Research has shown that immediate breast reconstruction after mastectomy improves psychological well-being and quality of life and provides women with improved body image and self-esteem compared with delaying the procedure.However, data from this study, presented by Dawn Hershman, M.D., associate professor of medicine and epidemiology at Columbia University Medical Center in New York, indicate that only about one third of women undergo the procedure.
Hershman and colleagues identified 106,988 women with breast cancer who underwent mastectomy between 2000 and 2010. They identified these women using insurance codes and then examined data on the frequency of reconstruction by a number of factors including age, race, number of procedures performed in the hospital and type of insurance.

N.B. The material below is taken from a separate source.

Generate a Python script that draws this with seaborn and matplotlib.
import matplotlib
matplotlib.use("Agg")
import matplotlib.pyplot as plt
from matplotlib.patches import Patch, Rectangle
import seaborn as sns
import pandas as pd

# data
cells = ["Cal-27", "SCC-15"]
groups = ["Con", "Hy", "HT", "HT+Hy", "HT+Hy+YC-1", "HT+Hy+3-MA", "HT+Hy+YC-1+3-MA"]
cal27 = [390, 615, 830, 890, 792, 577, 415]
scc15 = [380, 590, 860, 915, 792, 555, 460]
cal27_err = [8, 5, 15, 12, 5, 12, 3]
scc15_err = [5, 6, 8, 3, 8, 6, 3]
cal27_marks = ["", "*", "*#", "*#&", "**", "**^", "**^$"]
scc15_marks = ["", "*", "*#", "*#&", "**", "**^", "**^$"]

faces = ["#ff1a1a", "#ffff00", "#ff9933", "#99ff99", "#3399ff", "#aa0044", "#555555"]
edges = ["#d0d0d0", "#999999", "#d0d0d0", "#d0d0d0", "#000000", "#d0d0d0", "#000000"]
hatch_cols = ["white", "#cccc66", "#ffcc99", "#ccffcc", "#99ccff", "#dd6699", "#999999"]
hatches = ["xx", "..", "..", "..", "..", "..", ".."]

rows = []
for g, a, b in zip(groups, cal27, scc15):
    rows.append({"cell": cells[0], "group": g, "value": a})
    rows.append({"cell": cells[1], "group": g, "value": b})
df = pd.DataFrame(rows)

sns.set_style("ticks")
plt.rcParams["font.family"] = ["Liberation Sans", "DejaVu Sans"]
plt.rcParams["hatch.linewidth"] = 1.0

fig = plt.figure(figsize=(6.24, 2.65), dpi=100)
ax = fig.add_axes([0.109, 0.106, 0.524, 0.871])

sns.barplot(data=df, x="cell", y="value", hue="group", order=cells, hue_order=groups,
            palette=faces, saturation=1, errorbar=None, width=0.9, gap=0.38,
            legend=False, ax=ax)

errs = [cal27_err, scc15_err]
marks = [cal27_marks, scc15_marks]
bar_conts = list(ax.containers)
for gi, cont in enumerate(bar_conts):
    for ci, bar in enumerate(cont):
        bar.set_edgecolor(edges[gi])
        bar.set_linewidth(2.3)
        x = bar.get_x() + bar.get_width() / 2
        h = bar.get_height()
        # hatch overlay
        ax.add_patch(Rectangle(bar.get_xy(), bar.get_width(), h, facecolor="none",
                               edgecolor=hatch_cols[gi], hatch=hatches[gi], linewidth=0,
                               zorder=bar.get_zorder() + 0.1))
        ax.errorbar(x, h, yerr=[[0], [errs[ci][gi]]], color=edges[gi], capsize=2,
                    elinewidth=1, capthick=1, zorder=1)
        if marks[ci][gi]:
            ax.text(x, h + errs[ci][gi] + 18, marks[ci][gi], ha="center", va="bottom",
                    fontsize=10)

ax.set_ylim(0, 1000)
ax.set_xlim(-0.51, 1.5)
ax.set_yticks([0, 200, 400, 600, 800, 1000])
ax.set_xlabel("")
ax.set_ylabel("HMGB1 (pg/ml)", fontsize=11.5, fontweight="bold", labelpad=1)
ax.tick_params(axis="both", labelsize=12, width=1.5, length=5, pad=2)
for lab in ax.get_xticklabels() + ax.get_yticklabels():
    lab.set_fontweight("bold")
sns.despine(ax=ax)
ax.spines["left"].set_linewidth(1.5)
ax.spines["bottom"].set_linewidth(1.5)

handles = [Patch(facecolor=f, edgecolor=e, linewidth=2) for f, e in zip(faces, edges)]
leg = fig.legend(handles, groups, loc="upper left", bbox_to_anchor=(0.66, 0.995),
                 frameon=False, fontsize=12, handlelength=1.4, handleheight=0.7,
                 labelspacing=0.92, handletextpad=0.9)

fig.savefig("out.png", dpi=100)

Of the women examined, 22.6 percent underwent immediate reconstruction. Although overall rates of reconstruction have increased since 2000, the greatest increases were seen among women with commercial insurance – from 25.3 percent to 54.6 percent – and among women aged younger than 50 years – from 29 percent to 60 percent. Among women aged 50 years or younger who also had commercial insurance, 67.5 percent underwent immediate breast reconstruction. Overall, women with commercial insurance had more than a threefold higher likelihood of undergoing immediate reconstruction compared with women without health insurance.
"We were surprised to see that although the use of immediate postmastectomy reconstruction has increased, the rates still remain low, with 41.8 percent of women aged younger than 50 years and less than 20 percent of women aged older than 50 years receiving reconstruction during this time frame," Hershman said.
Researchers found that patients were more likely to undergo immediate reconstruction if their surgeon did more mastectomies or they were in a hospital where more mastectomies were performed.
"This is something that could be modified by training and patient education," Hershman said.
Other factors associated with a decreased likelihood for undergoing mastectomy were increasing age, black race, rural hospital location, nonteaching hospital or having other medical illnesses.
Women who underwent immediate breast reconstruction postmastectomy did have a longer hospital stay, but in-hospital complication rates were similar between women who had reconstruction and those who did not.
"Our study shows that there are factors that can be modified to increase the likelihood that women undergo postmastectomy reconstruction," Hershman said. "Public policy should ensure that access to reconstructive surgery is available to all women regardless of insurance status."
In the future, Hershman and colleagues plan to explore other factors that may be associated with immediate reconstruction to better target interventions to appropriate institutions.